**Task prompt**. It is required that the lines from the top of the listing through the line with "const LABEL_DX = [-68, -57, -33, -47];" be reproduced exactly, excluding pictures.

**Given material**.

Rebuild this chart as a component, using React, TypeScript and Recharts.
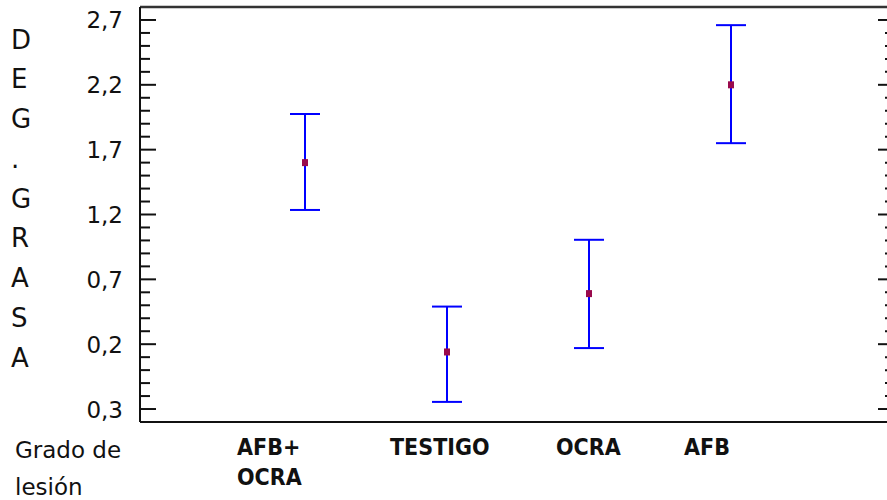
import { ComposedChart, Line, XAxis, YAxis, ErrorBar, ReferenceLine } from 'recharts';

// group names, means and the ends of each interval
const categories = ['AFB+ OCRA', 'TESTIGO', 'OCRA', 'AFB'];
const means = [1.6, 0.14, 0.59, 2.2];
const lowers = [1.235, -0.245, 0.17, 1.75];
const uppers = [1.975, 0.49, 1.005, 2.66];

const majorTicks = [-0.3, 0.2, 0.7, 1.2, 1.7, 2.2, 2.7];
const majorTickLabels = ['0,3', '0,2', '0,7', '1,2', '1,7', '2,2', '2,7'];
const yTitle = 'DEG.GRASA';
const xTitle = ['Grado de', 'lesión'];

const Y_MIN = -0.4;
const Y_MAX = 2.8;

const FONT = "'DejaVu Sans', sans-serif";
const AXIS_COLOR = '#111';
const BAR_COLOR = '#0000ff';
const MEAN_COLOR = '#990a4c';
// labels under the axis are not centred on the points in the original
const LABEL_DX = [-68, -57, -33, -47];

// 4 minor ticks between each pair of majors
const minorTicks: number[] = [];
majorTicks.forEach((t, i) => {
  if (i === majorTicks.length - 1) return;
  for (let k = 1; k < 5; k++) minorTicks.push(Math.round((t + k * 0.1) * 10) / 10);
});
const allTicks = [...majorTicks, ...minorTicks].sort((a, b) => a - b);

const majorIndex = (v: number) => majorTicks.findIndex((t) => Math.abs(t - v) < 1e-6);

const data = categories.map((name, i) => ({
  name,
  mean: means[i],
  err: [means[i] - lowers[i], uppers[i] - means[i]],
}));

function LeftTick(props: any) {
  const { x, y, payload } = props;
  const idx = majorIndex(payload.value);
  const major = idx >= 0;
  return (
    <g>
      <line x1={x} x2={x + (major ? 16 : 10)} y1={y} y2={y} stroke={AXIS_COLOR} strokeWidth={2} />
      {major && (
        <text x={x - 17} y={y + 8.5} textAnchor="end" fontSize={23} fontFamily={FONT} fill="#111">
          {majorTickLabels[idx]}
        </text>
      )}
    </g>
  );
}

function RightTick(props: any) {
  const { x, y, payload } = props;
  const major = majorIndex(payload.value) >= 0;
  return <line x1={x} x2={x - (major ? 17 : 10)} y1={y} y2={y} stroke={AXIS_COLOR} strokeWidth={2} />;
}

function CategoryTick(props: any) {
  const { x, y, payload, index } = props;
  const lines = String(payload.value).split(' ');
  return (
    <text
      x={x + LABEL_DX[index]}
      y={y + 33}
      textAnchor="start"
      fontSize={23}
      fontWeight="bold"
      fontFamily="'DejaVu Sans Condensed', 'Liberation Sans', sans-serif"
      fill="#111"
    >
      {lines.map((l, i) => (
        <tspan key={i} x={x + LABEL_DX[index]} dy={i === 0 ? 0 : 30}>
          {l}
        </tspan>
      ))}
    </text>
  );
}

function MeanDot(props: any) {
  const { cx, cy, index } = props;
  if (cx == null || cy == null) return <g key={`d-${index}`} />;
  return <rect key={`d-${index}`} x={cx - 3} y={cy - 3.5} width={6} height={7} fill={MEAN_COLOR} />;
}

export default function App() {
  return (
    <div style={{ position: 'absolute', left: 0, top: 0, width: 887, height: 500, overflow: 'hidden', background: '#fff' }}>
      <ComposedChart width={900} height={500} data={data} margin={{ top: 7, right: 0, left: 0, bottom: 0 }}>
        <XAxis
          dataKey="name"
          type="category"
          scale="point"
          padding={{ left: 165, right: 164 }}
          height={78}
          axisLine={{ stroke: AXIS_COLOR, strokeWidth: 2 }}
          tickLine={false}
          tickSize={0}
          tickMargin={0}
          interval={0}
          tick={<CategoryTick />}
        />
        <YAxis
          yAxisId="left"
          orientation="left"
          type="number"
          width={140}
          domain={[Y_MIN, Y_MAX]}
          allowDataOverflow
          ticks={allTicks}
          interval={0}
          tickSize={0}
          tickMargin={0}
          tickLine={false}
          axisLine={{ stroke: AXIS_COLOR, strokeWidth: 2 }}
          tick={<LeftTick />}
        />
        <YAxis
          yAxisId="right"
          orientation="right"
          type="number"
          width={5}
          domain={[Y_MIN, Y_MAX]}
          allowDataOverflow
          ticks={allTicks}
          interval={0}
          tickSize={0}
          tickMargin={0}
          tickLine={false}
          axisLine={{ stroke: AXIS_COLOR, strokeWidth: 2 }}
          tick={<RightTick />}
        />
        <ReferenceLine yAxisId="left" y={Y_MAX} stroke="#333" strokeWidth={2.5} />
        <Line
          yAxisId="left"
          dataKey="mean"
          stroke="none"
          dot={MeanDot}
          activeDot={false}
          isAnimationActive={false}
        >
          <ErrorBar dataKey="err" direction="y" width={15} stroke={BAR_COLOR} strokeWidth={2} isAnimationActive={false} />
        </Line>
      </ComposedChart>
      <svg
        width={887}
        height={500}
        style={{ position: 'absolute', left: 0, top: 0, pointerEvents: 'none' }}
      >
        <text x={11} y={48.5} fontSize={26} fontFamily={FONT} fill="#111">
          {yTitle.split('').map((c, i) => (
            <tspan key={i} x={11} dy={i === 0 ? 0 : 39.75}>
              {c}
            </tspan>
          ))}
        </text>
        <text x={15} y={458} fontSize={23} fontFamily={FONT} fill="#111">
          {xTitle[0]}
        </text>
        <text x={15} y={495} fontSize={23} fontFamily={FONT} fill="#111">
          {xTitle[1]}
        </text>
      </svg>
    </div>
  );
}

**Complete output**.
Rebuild this chart as a component, using React, TypeScript and Recharts.
import { ComposedChart, Line, XAxis, YAxis, ErrorBar, ReferenceLine } from 'recharts';

// group names, means and the ends of each interval
const categories = ['AFB+ OCRA', 'TESTIGO', 'OCRA', 'AFB'];
const means = [1.6, 0.14, 0.59, 2.2];
const lowers = [1.235, -0.245, 0.17, 1.75];
const uppers = [1.975, 0.49, 1.005, 2.66];

const majorTicks = [-0.3, 0.2, 0.7, 1.2, 1.7, 2.2, 2.7];
const majorTickLabels = ['0,3', '0,2', '0,7', '1,2', '1,7', '2,2', '2,7'];
const yTitle = 'DEG.GRASA';
const xTitle = ['Grado de', 'lesión'];

const Y_MIN = -0.4;
const Y_MAX = 2.8;

const FONT = "'DejaVu Sans', sans-serif";
const AXIS_COLOR = '#111';
const BAR_COLOR = '#0000ff';
const MEAN_COLOR = '#990a4c';
// labels under the axis are not centred on the points in the original
const LABEL_DX = [-68, -57, -33, -47];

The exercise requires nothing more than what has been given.